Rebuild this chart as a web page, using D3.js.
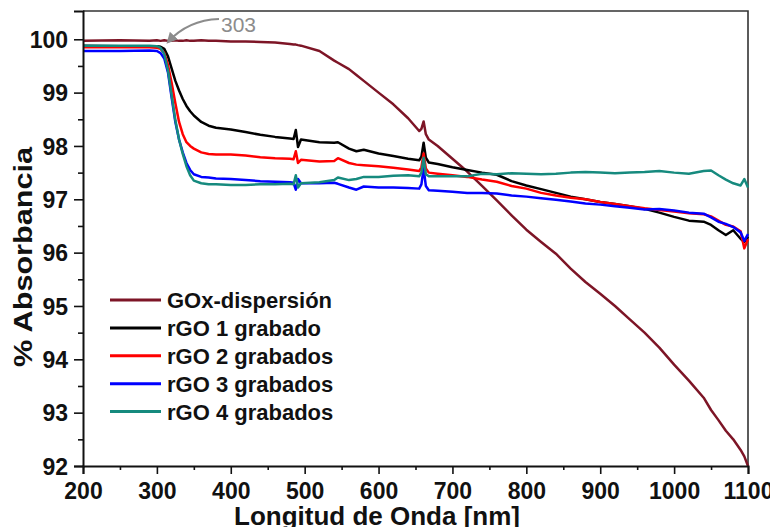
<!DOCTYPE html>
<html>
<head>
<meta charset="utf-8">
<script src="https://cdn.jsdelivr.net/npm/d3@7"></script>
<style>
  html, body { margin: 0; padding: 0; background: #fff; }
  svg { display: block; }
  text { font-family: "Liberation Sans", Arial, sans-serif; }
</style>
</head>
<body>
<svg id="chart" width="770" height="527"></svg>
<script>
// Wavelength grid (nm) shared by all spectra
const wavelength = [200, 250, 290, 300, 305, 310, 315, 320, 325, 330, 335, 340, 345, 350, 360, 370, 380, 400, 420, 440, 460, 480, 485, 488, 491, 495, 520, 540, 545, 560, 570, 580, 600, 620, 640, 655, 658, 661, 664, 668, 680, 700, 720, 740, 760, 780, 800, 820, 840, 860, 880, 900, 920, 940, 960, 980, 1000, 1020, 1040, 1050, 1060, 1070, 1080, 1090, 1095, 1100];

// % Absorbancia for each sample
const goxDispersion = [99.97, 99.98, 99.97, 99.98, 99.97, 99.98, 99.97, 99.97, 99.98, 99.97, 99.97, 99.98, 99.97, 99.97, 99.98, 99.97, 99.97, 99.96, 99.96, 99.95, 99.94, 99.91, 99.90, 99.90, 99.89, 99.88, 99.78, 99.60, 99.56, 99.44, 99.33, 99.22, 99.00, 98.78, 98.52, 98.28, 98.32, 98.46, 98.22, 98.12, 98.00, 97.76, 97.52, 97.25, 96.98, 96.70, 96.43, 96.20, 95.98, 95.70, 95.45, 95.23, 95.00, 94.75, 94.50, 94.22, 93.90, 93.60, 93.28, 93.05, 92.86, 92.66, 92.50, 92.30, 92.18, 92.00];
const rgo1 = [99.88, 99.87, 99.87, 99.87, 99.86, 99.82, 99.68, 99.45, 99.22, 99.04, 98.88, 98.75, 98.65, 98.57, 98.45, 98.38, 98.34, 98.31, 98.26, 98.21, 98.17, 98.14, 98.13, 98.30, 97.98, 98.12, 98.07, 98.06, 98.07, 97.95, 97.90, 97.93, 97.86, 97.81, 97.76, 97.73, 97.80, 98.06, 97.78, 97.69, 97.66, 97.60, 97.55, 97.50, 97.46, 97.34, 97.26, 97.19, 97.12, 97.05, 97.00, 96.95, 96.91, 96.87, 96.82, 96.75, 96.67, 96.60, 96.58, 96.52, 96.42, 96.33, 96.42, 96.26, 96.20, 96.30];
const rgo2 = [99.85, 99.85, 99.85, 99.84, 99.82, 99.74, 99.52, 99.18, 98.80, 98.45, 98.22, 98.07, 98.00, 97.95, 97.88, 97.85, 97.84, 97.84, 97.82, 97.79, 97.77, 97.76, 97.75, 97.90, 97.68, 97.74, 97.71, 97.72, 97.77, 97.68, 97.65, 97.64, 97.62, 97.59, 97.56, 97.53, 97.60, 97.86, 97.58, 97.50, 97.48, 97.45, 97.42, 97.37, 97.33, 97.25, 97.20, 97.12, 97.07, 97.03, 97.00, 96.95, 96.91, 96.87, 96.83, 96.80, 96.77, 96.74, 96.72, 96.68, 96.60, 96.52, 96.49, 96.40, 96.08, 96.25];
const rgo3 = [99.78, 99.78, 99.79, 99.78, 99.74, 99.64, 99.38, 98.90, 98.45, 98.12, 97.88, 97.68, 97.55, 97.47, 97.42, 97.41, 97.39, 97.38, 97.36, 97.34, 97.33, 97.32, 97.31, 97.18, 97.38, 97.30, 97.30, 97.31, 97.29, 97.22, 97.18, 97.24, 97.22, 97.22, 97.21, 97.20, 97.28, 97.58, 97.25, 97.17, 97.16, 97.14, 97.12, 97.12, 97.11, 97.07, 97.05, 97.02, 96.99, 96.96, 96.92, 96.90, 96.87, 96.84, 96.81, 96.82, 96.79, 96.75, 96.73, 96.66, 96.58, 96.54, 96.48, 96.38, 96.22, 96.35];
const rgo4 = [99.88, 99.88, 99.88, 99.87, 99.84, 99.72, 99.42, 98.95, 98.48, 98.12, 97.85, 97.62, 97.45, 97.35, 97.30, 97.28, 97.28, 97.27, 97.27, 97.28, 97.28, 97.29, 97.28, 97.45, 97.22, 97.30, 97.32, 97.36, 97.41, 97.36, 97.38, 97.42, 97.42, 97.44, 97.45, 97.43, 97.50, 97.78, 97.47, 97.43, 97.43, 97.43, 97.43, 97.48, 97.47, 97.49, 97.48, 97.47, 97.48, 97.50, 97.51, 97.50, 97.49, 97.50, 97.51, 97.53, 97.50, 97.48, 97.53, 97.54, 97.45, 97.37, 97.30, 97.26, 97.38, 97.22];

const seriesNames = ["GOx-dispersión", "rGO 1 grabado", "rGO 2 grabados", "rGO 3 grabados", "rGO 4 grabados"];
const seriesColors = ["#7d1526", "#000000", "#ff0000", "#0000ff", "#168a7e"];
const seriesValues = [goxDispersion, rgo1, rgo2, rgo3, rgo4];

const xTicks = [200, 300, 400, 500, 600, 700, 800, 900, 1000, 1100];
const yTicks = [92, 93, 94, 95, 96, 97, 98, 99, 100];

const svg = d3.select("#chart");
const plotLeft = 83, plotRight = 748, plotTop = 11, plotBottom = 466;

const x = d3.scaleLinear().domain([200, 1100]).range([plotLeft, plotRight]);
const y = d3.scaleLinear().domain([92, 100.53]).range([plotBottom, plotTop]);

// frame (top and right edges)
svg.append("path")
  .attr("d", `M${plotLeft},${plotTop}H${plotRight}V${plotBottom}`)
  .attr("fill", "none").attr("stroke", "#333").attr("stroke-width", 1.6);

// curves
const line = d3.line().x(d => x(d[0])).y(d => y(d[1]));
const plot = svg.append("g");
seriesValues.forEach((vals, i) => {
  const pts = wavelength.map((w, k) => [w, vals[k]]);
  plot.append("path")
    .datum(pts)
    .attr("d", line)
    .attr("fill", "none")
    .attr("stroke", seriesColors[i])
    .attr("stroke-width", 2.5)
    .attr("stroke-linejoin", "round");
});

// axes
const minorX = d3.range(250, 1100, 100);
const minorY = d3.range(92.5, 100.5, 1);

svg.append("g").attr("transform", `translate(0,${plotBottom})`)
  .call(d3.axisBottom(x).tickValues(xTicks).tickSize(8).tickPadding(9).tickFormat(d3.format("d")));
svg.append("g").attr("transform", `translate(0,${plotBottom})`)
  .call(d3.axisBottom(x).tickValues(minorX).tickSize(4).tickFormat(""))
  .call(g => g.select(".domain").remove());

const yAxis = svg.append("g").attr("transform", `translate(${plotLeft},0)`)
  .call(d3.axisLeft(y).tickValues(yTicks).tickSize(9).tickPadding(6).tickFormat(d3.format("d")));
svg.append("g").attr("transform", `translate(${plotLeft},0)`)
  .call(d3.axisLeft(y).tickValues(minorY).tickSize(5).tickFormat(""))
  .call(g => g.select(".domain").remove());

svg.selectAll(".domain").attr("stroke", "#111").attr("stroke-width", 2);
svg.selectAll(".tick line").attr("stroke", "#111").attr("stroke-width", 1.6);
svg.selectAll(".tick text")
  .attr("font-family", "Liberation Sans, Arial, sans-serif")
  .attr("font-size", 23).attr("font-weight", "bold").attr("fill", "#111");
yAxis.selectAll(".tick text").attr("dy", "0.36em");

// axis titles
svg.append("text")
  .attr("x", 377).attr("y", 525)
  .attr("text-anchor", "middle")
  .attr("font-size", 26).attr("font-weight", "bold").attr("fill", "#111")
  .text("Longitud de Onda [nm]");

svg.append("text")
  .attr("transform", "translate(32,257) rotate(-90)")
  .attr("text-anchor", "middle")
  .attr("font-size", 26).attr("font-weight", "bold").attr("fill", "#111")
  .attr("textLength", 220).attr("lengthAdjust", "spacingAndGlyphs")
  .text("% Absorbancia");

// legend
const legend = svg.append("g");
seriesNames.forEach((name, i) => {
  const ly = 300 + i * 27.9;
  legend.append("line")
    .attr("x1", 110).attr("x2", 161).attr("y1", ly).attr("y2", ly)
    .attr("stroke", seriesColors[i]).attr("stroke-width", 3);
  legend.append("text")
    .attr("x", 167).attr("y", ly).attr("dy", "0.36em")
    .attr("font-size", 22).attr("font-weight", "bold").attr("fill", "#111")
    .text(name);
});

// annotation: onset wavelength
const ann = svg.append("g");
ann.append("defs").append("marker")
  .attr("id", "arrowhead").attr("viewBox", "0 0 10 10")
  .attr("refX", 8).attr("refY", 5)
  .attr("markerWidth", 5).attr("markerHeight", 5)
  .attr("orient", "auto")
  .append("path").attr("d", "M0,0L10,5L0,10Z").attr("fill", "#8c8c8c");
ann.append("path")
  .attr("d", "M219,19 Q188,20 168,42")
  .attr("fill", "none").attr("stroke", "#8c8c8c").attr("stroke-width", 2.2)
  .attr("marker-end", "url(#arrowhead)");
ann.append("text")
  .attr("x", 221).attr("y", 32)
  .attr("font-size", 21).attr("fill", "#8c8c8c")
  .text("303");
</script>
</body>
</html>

------------------------------------------------

> Task directions: Write out exactly the opening lines of the data, stopping after the line that holds "1090, 1095, 1100];". Exclude pictures.

> The output:
Rebuild this chart as a web page, using D3.js.
<!DOCTYPE html>
<html>
<head>
<meta charset="utf-8">
<script src="https://cdn.jsdelivr.net/npm/d3@7"></script>
<style>
  html, body { margin: 0; padding: 0; background: #fff; }
  svg { display: block; }
  text { font-family: "Liberation Sans", Arial, sans-serif; }
</style>
</head>
<body>
<svg id="chart" width="770" height="527"></svg>
<script>
// Wavelength grid (nm) shared by all spectra
const wavelength = [200, 250, 290, 300, 305, 310, 315, 320, 325, 330, 335, 340, 345, 350, 360, 370, 380, 400, 420, 440, 460, 480, 485, 488, 491, 495, 520, 540, 545, 560, 570, 580, 600, 620, 640, 655, 658, 661, 664, 668, 680, 700, 720, 740, 760, 780, 800, 820, 840, 860, 880, 900, 920, 940, 960, 980, 1000, 1020, 1040, 1050, 1060, 1070, 1080, 1090, 1095, 1100];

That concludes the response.